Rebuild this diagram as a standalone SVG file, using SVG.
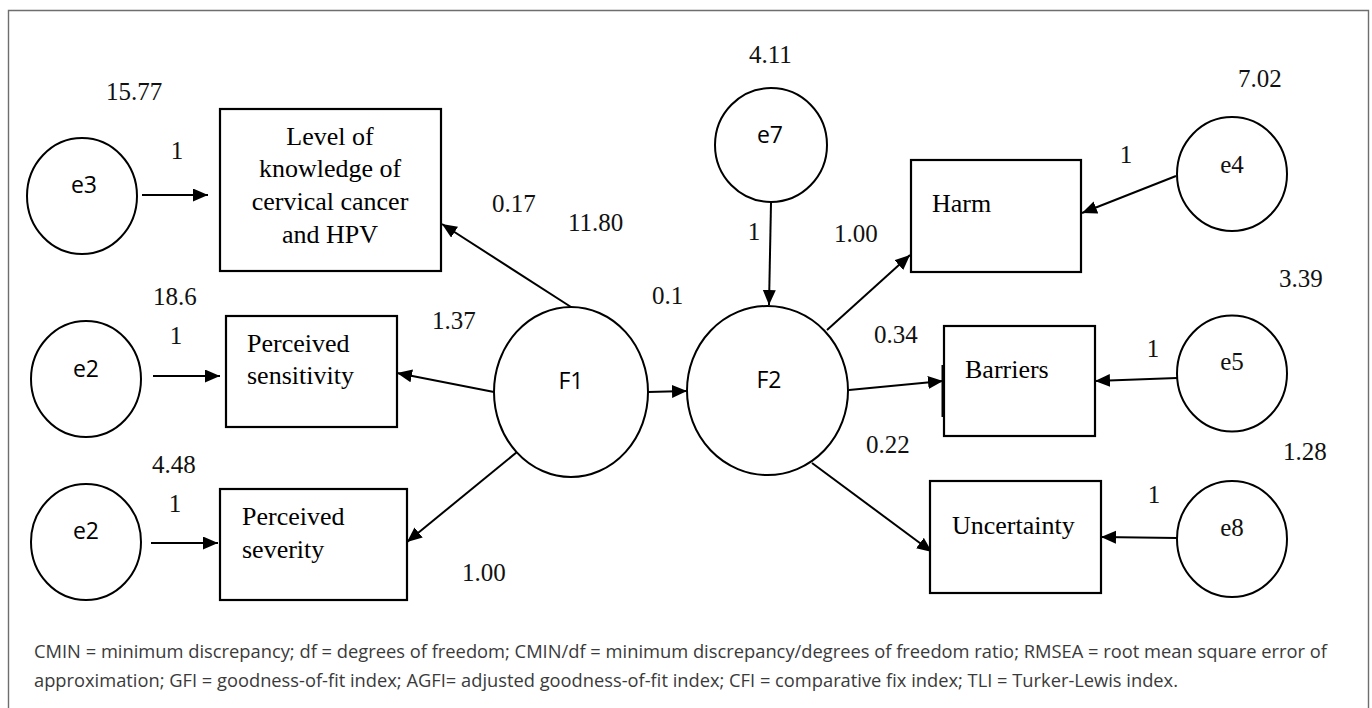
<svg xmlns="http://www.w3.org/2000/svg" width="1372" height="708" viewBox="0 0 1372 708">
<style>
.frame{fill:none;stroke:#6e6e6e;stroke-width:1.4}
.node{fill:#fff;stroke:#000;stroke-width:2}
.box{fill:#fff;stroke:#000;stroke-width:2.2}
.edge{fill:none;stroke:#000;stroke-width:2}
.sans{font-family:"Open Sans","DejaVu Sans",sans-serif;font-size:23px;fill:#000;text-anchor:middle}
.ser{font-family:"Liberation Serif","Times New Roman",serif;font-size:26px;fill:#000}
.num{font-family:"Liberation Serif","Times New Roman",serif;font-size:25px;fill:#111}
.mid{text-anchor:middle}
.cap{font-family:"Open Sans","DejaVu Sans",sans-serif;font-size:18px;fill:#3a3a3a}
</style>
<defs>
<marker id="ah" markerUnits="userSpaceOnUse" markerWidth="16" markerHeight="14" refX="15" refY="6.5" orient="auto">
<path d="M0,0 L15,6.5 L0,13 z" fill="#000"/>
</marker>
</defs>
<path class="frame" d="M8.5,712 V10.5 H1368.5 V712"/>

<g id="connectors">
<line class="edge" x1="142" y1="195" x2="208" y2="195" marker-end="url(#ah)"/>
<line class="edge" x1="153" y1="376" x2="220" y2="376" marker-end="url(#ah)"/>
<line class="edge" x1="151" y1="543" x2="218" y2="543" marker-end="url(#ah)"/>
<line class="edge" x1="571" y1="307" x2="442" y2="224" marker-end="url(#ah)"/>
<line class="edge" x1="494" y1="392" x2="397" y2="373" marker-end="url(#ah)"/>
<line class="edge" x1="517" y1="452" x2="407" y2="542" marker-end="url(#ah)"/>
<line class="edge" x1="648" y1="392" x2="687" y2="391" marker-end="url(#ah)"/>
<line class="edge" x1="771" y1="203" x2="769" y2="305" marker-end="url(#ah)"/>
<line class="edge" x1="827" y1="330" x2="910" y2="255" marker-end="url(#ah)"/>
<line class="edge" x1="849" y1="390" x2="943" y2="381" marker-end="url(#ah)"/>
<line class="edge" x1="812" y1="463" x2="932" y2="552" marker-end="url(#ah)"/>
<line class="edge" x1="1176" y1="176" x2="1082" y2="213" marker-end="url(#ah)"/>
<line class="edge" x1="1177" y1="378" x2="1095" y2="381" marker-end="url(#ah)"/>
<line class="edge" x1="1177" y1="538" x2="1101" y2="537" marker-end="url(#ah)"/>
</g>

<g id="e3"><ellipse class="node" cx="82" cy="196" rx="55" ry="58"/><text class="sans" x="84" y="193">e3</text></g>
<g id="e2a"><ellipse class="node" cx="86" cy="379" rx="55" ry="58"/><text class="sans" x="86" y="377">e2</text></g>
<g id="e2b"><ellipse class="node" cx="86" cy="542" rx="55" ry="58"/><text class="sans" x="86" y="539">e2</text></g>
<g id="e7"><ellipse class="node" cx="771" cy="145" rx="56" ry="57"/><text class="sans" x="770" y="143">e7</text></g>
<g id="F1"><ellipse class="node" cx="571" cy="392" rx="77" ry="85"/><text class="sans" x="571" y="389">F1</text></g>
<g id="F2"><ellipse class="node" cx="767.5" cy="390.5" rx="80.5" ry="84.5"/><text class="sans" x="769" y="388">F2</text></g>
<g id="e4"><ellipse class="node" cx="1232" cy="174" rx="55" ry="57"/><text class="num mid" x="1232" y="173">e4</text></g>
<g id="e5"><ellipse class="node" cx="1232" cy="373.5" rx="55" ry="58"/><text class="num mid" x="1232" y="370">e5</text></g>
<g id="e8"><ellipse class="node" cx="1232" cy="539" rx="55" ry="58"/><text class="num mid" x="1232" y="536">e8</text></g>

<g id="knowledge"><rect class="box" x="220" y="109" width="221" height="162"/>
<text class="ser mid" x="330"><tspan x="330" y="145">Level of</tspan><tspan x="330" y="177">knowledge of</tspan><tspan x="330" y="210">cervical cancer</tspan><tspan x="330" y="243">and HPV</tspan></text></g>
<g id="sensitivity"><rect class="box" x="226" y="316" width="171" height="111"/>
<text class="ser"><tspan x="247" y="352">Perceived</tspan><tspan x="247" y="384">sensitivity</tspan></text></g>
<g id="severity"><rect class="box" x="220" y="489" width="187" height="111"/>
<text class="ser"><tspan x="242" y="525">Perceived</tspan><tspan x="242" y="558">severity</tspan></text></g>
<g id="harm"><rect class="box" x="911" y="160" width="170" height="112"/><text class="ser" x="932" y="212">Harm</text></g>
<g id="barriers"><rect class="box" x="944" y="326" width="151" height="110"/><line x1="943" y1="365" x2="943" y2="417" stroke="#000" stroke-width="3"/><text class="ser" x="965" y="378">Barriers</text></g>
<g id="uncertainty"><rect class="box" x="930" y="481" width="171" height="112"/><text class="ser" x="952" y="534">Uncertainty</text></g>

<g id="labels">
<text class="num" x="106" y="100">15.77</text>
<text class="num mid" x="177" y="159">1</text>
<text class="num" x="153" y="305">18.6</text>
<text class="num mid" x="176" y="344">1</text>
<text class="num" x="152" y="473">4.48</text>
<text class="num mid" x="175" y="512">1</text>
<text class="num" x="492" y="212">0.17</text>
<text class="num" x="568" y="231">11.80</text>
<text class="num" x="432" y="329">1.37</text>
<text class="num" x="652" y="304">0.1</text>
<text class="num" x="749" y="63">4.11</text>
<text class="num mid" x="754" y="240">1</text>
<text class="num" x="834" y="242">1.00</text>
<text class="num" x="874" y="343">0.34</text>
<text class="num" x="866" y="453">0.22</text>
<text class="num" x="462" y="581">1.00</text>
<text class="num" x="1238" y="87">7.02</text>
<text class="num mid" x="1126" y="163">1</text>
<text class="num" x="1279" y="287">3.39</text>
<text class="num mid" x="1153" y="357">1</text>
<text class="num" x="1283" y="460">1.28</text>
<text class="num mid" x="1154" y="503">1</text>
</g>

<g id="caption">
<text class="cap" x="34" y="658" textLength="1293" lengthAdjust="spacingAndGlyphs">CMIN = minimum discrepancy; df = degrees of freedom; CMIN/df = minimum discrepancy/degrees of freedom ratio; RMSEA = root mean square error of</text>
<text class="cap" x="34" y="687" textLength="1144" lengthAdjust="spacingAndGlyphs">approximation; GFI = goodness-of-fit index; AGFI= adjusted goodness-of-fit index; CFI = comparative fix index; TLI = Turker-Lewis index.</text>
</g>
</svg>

========================================================================

Give the material again exactly as it is, but keep the pictures out.

ANSWER TO THE EXERCISE -
Rebuild this diagram as a standalone SVG file, using SVG.
<svg xmlns="http://www.w3.org/2000/svg" width="1372" height="708" viewBox="0 0 1372 708">
<style>
.frame{fill:none;stroke:#6e6e6e;stroke-width:1.4}
.node{fill:#fff;stroke:#000;stroke-width:2}
.box{fill:#fff;stroke:#000;stroke-width:2.2}
.edge{fill:none;stroke:#000;stroke-width:2}
.sans{font-family:"Open Sans","DejaVu Sans",sans-serif;font-size:23px;fill:#000;text-anchor:middle}
.ser{font-family:"Liberation Serif","Times New Roman",serif;font-size:26px;fill:#000}
.num{font-family:"Liberation Serif","Times New Roman",serif;font-size:25px;fill:#111}
.mid{text-anchor:middle}
.cap{font-family:"Open Sans","DejaVu Sans",sans-serif;font-size:18px;fill:#3a3a3a}
</style>
<defs>
<marker id="ah" markerUnits="userSpaceOnUse" markerWidth="16" markerHeight="14" refX="15" refY="6.5" orient="auto">
<path d="M0,0 L15,6.5 L0,13 z" fill="#000"/>
</marker>
</defs>
<path class="frame" d="M8.5,712 V10.5 H1368.5 V712"/>

<g id="connectors">
<line class="edge" x1="142" y1="195" x2="208" y2="195" marker-end="url(#ah)"/>
<line class="edge" x1="153" y1="376" x2="220" y2="376" marker-end="url(#ah)"/>
<line class="edge" x1="151" y1="543" x2="218" y2="543" marker-end="url(#ah)"/>
<line class="edge" x1="571" y1="307" x2="442" y2="224" marker-end="url(#ah)"/>
<line class="edge" x1="494" y1="392" x2="397" y2="373" marker-end="url(#ah)"/>
<line class="edge" x1="517" y1="452" x2="407" y2="542" marker-end="url(#ah)"/>
<line class="edge" x1="648" y1="392" x2="687" y2="391" marker-end="url(#ah)"/>
<line class="edge" x1="771" y1="203" x2="769" y2="305" marker-end="url(#ah)"/>
<line class="edge" x1="827" y1="330" x2="910" y2="255" marker-end="url(#ah)"/>
<line class="edge" x1="849" y1="390" x2="943" y2="381" marker-end="url(#ah)"/>
<line class="edge" x1="812" y1="463" x2="932" y2="552" marker-end="url(#ah)"/>
<line class="edge" x1="1176" y1="176" x2="1082" y2="213" marker-end="url(#ah)"/>
<line class="edge" x1="1177" y1="378" x2="1095" y2="381" marker-end="url(#ah)"/>
<line class="edge" x1="1177" y1="538" x2="1101" y2="537" marker-end="url(#ah)"/>
</g>

<g id="e3"><ellipse class="node" cx="82" cy="196" rx="55" ry="58"/><text class="sans" x="84" y="193">e3</text></g>
<g id="e2a"><ellipse class="node" cx="86" cy="379" rx="55" ry="58"/><text class="sans" x="86" y="377">e2</text></g>
<g id="e2b"><ellipse class="node" cx="86" cy="542" rx="55" ry="58"/><text class="sans" x="86" y="539">e2</text></g>
<g id="e7"><ellipse class="node" cx="771" cy="145" rx="56" ry="57"/><text class="sans" x="770" y="143">e7</text></g>
<g id="F1"><ellipse class="node" cx="571" cy="392" rx="77" ry="85"/><text class="sans" x="571" y="389">F1</text></g>
<g id="F2"><ellipse class="node" cx="767.5" cy="390.5" rx="80.5" ry="84.5"/><text class="sans" x="769" y="388">F2</text></g>
<g id="e4"><ellipse class="node" cx="1232" cy="174" rx="55" ry="57"/><text class="num mid" x="1232" y="173">e4</text></g>
<g id="e5"><ellipse class="node" cx="1232" cy="373.5" rx="55" ry="58"/><text class="num mid" x="1232" y="370">e5</text></g>
<g id="e8"><ellipse class="node" cx="1232" cy="539" rx="55" ry="58"/><text class="num mid" x="1232" y="536">e8</text></g>

<g id="knowledge"><rect class="box" x="220" y="109" width="221" height="162"/>
<text class="ser mid" x="330"><tspan x="330" y="145">Level of</tspan><tspan x="330" y="177">knowledge of</tspan><tspan x="330" y="210">cervical cancer</tspan><tspan x="330" y="243">and HPV</tspan></text></g>
<g id="sensitivity"><rect class="box" x="226" y="316" width="171" height="111"/>
<text class="ser"><tspan x="247" y="352">Perceived</tspan><tspan x="247" y="384">sensitivity</tspan></text></g>
<g id="severity"><rect class="box" x="220" y="489" width="187" height="111"/>
<text class="ser"><tspan x="242" y="525">Perceived</tspan><tspan x="242" y="558">severity</tspan></text></g>
<g id="harm"><rect class="box" x="911" y="160" width="170" height="112"/><text class="ser" x="932" y="212">Harm</text></g>
<g id="barriers"><rect class="box" x="944" y="326" width="151" height="110"/><line x1="943" y1="365" x2="943" y2="417" stroke="#000" stroke-width="3"/><text class="ser" x="965" y="378">Barriers</text></g>
<g id="uncertainty"><rect class="box" x="930" y="481" width="171" height="112"/><text class="ser" x="952" y="534">Uncertainty</text></g>

<g id="labels">
<text class="num" x="106" y="100">15.77</text>
<text class="num mid" x="177" y="159">1</text>
<text class="num" x="153" y="305">18.6</text>
<text class="num mid" x="176" y="344">1</text>
<text class="num" x="152" y="473">4.48</text>
<text class="num mid" x="175" y="512">1</text>
<text class="num" x="492" y="212">0.17</text>
<text class="num" x="568" y="231">11.80</text>
<text class="num" x="432" y="329">1.37</text>
<text class="num" x="652" y="304">0.1</text>
<text class="num" x="749" y="63">4.11</text>
<text class="num mid" x="754" y="240">1</text>
<text class="num" x="834" y="242">1.00</text>
<text class="num" x="874" y="343">0.34</text>
<text class="num" x="866" y="453">0.22</text>
<text class="num" x="462" y="581">1.00</text>
<text class="num" x="1238" y="87">7.02</text>
<text class="num mid" x="1126" y="163">1</text>
<text class="num" x="1279" y="287">3.39</text>
<text class="num mid" x="1153" y="357">1</text>
<text class="num" x="1283" y="460">1.28</text>
<text class="num mid" x="1154" y="503">1</text>
</g>

<g id="caption">
<text class="cap" x="34" y="658" textLength="1293" lengthAdjust="spacingAndGlyphs">CMIN = minimum discrepancy; df = degrees of freedom; CMIN/df = minimum discrepancy/degrees of freedom ratio; RMSEA = root mean square error of</text>
<text class="cap" x="34" y="687" textLength="1144" lengthAdjust="spacingAndGlyphs">approximation; GFI = goodness-of-fit index; AGFI= adjusted goodness-of-fit index; CFI = comparative fix index; TLI = Turker-Lewis index.</text>
</g>
</svg>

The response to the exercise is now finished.